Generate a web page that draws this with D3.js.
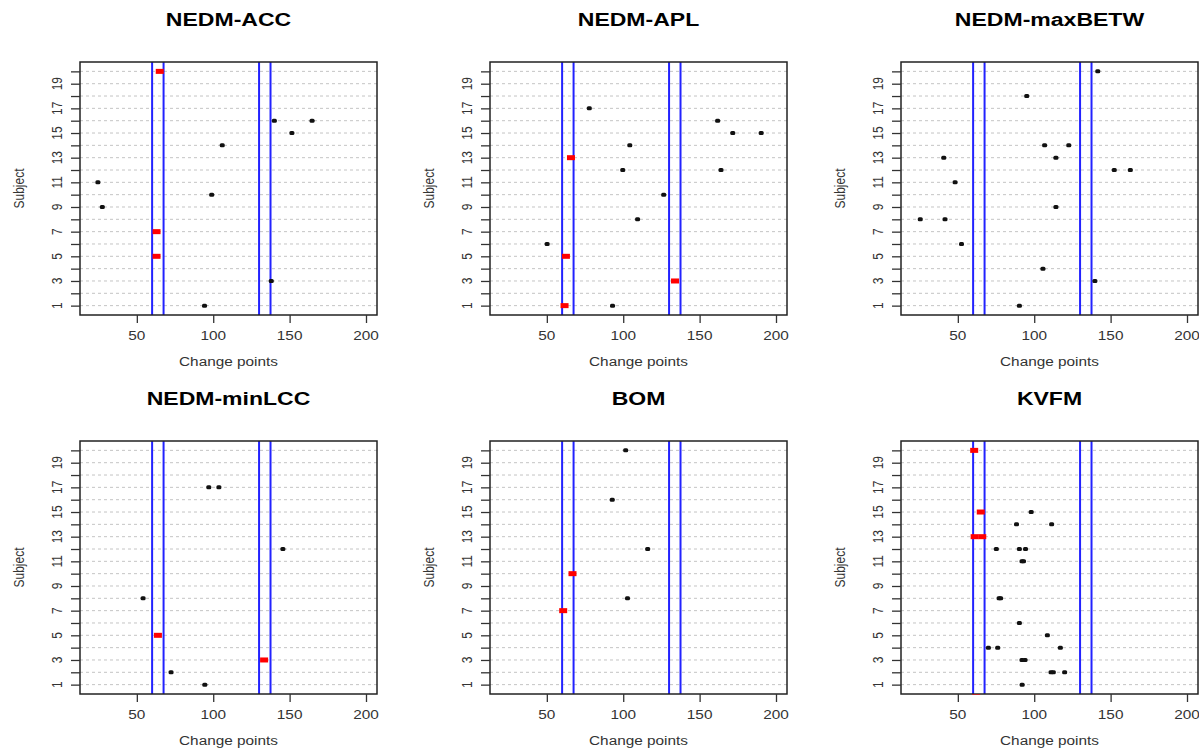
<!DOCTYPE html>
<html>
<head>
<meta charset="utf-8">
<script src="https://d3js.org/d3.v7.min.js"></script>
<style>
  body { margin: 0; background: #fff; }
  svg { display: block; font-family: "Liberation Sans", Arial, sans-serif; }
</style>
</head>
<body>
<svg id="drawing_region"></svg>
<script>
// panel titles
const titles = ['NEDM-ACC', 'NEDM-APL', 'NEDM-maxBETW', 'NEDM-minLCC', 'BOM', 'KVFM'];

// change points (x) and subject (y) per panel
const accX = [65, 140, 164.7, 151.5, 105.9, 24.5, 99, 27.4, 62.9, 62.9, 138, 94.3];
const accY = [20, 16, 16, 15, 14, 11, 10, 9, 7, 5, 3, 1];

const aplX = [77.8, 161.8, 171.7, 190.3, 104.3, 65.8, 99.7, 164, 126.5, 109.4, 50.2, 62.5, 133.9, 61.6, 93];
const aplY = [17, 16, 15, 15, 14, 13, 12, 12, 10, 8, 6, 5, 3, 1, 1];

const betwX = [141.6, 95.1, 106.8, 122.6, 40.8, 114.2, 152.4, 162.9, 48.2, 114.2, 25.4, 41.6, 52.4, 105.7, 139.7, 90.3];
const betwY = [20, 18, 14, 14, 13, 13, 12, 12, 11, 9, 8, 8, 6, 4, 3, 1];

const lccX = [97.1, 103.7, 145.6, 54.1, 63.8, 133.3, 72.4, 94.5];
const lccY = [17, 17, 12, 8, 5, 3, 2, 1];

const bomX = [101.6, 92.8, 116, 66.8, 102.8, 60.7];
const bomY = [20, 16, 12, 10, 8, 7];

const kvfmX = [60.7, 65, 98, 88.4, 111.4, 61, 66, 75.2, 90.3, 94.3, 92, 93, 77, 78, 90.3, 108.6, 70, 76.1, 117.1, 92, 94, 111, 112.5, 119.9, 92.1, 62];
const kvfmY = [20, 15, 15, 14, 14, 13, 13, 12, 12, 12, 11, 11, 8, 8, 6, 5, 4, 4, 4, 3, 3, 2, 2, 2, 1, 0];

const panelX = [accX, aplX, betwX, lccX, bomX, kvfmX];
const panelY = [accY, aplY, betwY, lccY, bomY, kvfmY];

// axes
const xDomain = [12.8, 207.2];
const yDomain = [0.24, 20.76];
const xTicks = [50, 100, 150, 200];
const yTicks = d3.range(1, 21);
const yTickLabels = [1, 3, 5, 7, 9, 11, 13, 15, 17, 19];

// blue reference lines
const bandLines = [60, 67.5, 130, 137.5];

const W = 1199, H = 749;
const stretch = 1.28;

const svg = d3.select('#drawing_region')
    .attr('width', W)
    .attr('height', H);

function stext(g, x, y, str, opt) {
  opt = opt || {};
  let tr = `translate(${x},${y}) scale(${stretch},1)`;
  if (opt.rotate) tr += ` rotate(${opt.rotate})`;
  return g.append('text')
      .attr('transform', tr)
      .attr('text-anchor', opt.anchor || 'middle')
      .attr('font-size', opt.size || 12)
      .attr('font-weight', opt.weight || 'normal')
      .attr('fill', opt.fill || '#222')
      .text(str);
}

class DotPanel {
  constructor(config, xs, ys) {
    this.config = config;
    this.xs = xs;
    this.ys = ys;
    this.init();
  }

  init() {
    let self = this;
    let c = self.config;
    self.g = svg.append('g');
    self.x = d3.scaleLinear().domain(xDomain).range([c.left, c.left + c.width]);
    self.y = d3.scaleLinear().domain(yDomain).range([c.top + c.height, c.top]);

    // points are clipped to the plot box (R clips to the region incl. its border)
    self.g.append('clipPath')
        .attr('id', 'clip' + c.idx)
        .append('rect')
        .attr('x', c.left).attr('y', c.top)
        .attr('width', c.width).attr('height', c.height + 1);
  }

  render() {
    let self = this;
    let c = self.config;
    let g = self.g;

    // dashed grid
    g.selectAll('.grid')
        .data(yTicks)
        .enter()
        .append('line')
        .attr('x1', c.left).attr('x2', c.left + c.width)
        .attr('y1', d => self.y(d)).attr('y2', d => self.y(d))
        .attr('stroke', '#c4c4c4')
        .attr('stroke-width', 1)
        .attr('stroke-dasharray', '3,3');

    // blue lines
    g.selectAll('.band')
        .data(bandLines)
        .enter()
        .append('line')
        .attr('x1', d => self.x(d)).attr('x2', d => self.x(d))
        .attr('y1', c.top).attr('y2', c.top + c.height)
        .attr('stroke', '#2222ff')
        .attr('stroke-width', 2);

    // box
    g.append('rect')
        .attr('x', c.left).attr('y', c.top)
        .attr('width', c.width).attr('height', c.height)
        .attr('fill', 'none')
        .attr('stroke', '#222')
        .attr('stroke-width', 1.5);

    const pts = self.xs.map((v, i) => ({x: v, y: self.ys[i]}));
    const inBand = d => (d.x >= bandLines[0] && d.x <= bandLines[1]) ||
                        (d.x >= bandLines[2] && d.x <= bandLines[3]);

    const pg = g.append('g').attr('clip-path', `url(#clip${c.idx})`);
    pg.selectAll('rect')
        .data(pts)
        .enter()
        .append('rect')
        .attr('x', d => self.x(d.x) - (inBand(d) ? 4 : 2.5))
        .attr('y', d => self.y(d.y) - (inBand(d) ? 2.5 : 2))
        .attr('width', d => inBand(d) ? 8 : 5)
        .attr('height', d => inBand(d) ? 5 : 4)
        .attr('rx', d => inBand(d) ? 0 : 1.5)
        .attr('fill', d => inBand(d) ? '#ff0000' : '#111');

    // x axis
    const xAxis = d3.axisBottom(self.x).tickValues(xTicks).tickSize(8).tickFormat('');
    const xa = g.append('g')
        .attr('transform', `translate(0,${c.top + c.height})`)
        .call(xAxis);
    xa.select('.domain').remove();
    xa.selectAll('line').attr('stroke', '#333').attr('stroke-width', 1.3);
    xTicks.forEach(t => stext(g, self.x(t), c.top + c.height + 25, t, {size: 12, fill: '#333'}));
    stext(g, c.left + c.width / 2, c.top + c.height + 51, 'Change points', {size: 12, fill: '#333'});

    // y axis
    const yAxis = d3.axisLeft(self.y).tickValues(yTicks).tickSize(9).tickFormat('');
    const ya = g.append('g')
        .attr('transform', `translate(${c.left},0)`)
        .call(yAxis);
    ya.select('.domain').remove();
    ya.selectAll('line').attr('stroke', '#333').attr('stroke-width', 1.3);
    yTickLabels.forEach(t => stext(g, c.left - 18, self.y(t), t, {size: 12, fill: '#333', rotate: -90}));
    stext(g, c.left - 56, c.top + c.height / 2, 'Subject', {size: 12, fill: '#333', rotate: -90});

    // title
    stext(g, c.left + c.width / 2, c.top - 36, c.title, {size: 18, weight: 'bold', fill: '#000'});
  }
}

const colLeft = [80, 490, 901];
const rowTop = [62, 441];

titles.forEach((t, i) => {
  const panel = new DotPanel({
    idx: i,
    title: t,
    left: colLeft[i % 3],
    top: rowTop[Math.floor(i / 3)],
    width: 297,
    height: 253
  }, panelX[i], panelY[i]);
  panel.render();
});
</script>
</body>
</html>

* * *

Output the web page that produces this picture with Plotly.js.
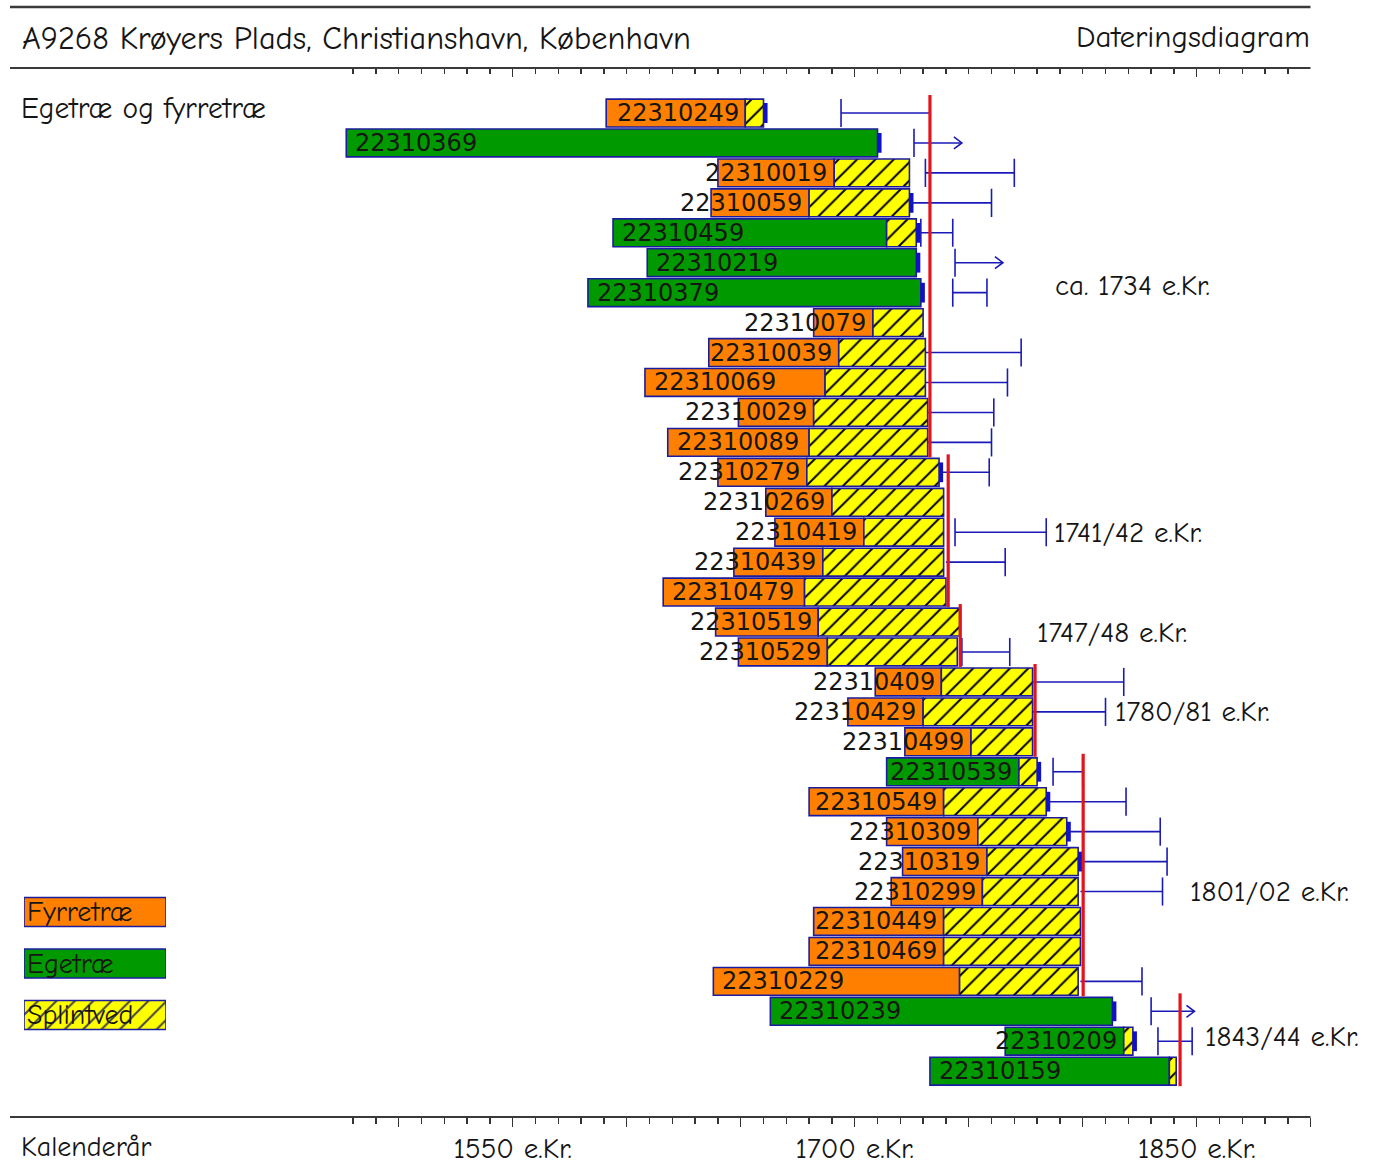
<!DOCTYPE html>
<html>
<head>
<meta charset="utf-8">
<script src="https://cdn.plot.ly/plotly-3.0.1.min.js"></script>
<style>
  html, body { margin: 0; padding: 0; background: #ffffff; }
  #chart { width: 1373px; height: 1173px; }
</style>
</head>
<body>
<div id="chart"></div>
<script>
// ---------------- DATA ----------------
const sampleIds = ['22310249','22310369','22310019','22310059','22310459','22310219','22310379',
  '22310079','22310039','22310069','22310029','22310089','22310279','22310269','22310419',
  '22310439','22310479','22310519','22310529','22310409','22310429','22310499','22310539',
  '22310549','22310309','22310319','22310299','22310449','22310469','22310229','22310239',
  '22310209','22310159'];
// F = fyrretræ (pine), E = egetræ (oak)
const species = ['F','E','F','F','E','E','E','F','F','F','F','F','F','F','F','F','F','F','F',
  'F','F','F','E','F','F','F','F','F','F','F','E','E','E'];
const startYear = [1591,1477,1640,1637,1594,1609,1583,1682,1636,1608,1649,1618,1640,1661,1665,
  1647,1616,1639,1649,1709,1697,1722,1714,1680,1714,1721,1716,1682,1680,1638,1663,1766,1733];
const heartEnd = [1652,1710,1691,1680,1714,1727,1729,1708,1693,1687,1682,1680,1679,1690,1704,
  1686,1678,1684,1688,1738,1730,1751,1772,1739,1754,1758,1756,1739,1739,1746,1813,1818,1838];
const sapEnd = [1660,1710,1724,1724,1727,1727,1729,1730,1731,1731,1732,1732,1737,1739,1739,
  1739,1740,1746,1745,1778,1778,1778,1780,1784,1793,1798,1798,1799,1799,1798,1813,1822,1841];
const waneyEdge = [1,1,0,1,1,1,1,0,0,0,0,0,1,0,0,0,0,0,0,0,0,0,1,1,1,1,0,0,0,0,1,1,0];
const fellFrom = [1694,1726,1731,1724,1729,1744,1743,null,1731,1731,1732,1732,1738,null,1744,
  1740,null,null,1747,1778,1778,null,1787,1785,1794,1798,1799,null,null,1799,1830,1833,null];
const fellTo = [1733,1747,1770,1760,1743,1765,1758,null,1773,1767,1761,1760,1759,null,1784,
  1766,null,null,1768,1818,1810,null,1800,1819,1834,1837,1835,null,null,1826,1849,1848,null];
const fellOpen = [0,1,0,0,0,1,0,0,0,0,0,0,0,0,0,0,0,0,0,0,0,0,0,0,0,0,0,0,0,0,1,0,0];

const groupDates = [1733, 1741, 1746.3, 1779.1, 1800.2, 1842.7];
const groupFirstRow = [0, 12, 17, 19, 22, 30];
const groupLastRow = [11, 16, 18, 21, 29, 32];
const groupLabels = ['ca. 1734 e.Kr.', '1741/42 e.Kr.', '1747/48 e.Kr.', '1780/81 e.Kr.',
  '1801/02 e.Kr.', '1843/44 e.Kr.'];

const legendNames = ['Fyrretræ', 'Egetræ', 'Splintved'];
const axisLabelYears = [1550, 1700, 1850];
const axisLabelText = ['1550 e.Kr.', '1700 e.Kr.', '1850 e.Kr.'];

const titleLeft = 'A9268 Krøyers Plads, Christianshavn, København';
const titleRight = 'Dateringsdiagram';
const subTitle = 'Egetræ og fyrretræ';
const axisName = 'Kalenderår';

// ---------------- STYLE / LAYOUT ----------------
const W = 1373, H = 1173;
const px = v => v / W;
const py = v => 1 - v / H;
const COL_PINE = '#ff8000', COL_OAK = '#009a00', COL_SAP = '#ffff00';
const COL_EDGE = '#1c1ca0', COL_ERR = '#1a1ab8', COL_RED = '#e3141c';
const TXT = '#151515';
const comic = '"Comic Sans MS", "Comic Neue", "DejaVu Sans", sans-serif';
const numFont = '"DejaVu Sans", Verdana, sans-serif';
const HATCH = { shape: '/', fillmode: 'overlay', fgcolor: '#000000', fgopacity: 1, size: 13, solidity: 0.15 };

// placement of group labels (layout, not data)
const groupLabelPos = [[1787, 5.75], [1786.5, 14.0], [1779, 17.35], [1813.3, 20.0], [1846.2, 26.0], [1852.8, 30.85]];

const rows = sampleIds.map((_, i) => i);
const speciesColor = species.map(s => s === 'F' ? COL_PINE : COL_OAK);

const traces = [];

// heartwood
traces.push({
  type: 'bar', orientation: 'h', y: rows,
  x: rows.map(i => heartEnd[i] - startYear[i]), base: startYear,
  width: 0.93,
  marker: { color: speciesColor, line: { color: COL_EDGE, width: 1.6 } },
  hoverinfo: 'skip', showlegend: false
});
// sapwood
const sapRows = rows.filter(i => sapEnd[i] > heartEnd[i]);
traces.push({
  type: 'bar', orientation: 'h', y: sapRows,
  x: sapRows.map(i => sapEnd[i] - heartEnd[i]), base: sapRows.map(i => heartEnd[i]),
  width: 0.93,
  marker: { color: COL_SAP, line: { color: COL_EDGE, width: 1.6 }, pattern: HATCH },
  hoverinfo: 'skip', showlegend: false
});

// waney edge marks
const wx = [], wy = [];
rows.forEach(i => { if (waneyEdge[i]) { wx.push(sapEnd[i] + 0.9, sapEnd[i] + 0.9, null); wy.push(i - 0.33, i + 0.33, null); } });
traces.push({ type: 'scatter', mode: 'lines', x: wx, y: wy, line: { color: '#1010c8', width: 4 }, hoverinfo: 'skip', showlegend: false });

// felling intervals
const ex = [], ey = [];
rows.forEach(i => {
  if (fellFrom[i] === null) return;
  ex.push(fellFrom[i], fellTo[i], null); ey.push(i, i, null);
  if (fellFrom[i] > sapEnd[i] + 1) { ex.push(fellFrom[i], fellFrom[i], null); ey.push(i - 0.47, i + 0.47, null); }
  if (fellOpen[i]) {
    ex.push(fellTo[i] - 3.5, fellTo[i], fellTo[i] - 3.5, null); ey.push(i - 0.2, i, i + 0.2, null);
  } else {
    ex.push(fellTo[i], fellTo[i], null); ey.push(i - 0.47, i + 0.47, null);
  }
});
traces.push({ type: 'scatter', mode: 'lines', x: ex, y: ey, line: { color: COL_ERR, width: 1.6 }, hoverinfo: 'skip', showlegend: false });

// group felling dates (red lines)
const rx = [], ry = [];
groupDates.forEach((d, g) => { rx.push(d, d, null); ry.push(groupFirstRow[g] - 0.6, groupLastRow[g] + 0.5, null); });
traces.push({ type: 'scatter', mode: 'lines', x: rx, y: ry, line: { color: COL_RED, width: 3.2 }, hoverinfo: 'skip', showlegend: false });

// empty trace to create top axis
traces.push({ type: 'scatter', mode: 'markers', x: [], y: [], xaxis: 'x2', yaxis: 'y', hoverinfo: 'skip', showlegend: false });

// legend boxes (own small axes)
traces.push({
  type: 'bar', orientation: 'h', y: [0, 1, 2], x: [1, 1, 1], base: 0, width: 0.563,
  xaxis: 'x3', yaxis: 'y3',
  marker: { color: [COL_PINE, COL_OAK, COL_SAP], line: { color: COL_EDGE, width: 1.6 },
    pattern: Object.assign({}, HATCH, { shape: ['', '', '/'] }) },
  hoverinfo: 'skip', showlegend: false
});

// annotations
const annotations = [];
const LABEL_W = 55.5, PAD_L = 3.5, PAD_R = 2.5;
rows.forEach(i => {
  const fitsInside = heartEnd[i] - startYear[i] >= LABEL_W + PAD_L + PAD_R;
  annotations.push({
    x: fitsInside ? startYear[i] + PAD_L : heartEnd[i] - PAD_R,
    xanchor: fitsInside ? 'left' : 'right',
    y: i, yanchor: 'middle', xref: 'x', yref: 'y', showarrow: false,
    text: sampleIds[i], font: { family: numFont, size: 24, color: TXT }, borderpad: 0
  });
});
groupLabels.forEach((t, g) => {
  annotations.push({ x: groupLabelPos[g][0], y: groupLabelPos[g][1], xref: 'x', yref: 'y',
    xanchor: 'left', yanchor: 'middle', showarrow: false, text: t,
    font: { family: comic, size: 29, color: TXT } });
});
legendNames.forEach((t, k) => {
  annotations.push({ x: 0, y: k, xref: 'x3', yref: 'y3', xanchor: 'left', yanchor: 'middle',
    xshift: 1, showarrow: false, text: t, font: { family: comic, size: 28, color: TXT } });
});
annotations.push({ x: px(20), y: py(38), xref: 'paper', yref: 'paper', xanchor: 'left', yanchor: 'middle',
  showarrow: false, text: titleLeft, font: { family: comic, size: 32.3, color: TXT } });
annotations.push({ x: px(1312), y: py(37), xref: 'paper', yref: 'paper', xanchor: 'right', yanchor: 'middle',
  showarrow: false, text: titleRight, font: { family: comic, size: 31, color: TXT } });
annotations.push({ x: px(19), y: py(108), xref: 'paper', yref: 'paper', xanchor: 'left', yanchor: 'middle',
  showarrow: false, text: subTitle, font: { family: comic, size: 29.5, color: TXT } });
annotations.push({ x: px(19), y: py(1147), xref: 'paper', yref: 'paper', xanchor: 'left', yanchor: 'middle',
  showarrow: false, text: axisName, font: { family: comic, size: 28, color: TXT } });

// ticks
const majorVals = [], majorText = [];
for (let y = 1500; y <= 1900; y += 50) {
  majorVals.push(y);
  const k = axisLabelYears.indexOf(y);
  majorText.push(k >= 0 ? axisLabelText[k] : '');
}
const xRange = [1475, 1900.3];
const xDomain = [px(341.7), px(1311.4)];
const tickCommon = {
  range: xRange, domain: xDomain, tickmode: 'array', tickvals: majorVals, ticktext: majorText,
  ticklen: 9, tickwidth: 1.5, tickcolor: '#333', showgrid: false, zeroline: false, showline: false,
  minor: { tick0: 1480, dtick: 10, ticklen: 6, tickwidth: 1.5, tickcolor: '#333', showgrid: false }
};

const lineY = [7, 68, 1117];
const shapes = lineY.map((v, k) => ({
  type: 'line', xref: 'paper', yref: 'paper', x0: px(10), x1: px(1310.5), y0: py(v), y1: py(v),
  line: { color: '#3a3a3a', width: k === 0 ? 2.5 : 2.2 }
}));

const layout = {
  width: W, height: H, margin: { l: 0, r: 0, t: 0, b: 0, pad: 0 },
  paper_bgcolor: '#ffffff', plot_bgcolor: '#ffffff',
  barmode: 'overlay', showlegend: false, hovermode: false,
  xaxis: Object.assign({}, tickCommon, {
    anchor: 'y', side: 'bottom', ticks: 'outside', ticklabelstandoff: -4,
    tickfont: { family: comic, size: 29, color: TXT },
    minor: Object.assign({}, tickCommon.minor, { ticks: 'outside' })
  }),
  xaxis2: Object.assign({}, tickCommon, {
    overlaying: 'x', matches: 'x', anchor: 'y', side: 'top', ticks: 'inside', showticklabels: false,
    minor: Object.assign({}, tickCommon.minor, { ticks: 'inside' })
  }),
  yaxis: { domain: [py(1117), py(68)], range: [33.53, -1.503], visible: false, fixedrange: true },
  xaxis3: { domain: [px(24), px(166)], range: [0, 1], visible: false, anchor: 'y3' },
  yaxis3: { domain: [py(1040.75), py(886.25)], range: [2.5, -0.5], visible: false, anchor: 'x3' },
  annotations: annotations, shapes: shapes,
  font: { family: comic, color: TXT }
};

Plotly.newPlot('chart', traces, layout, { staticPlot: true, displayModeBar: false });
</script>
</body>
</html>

◆ WHAT YOU HAVE TO DO
In the listing above, find the line with "Generate a web" and the line with "8, 6, 4, 3, 1];". Copy exactly those lines and all between them, minus the images.

◆ RESULT OF THE TASK
Generate a web page that draws this with D3.js.
<!DOCTYPE html>
<html>
<head>
<meta charset="utf-8">
<script src="https://d3js.org/d3.v7.min.js"></script>
<style>
  body { margin: 0; background: #fff; }
  svg { display: block; font-family: "Liberation Sans", Arial, sans-serif; }
</style>
</head>
<body>
<svg id="drawing_region"></svg>
<script>
// panel titles
const titles = ['NEDM-ACC', 'NEDM-APL', 'NEDM-maxBETW', 'NEDM-minLCC', 'BOM', 'KVFM'];

// change points (x) and subject (y) per panel
const accX = [65, 140, 164.7, 151.5, 105.9, 24.5, 99, 27.4, 62.9, 62.9, 138, 94.3];
const accY = [20, 16, 16, 15, 14, 11, 10, 9, 7, 5, 3, 1];

const aplX = [77.8, 161.8, 171.7, 190.3, 104.3, 65.8, 99.7, 164, 126.5, 109.4, 50.2, 62.5, 133.9, 61.6, 93];
const aplY = [17, 16, 15, 15, 14, 13, 12, 12, 10, 8, 6, 5, 3, 1, 1];

const betwX = [141.6, 95.1, 106.8, 122.6, 40.8, 114.2, 152.4, 162.9, 48.2, 114.2, 25.4, 41.6, 52.4, 105.7, 139.7, 90.3];
const betwY = [20, 18, 14, 14, 13, 13, 12, 12, 11, 9, 8, 8, 6, 4, 3, 1];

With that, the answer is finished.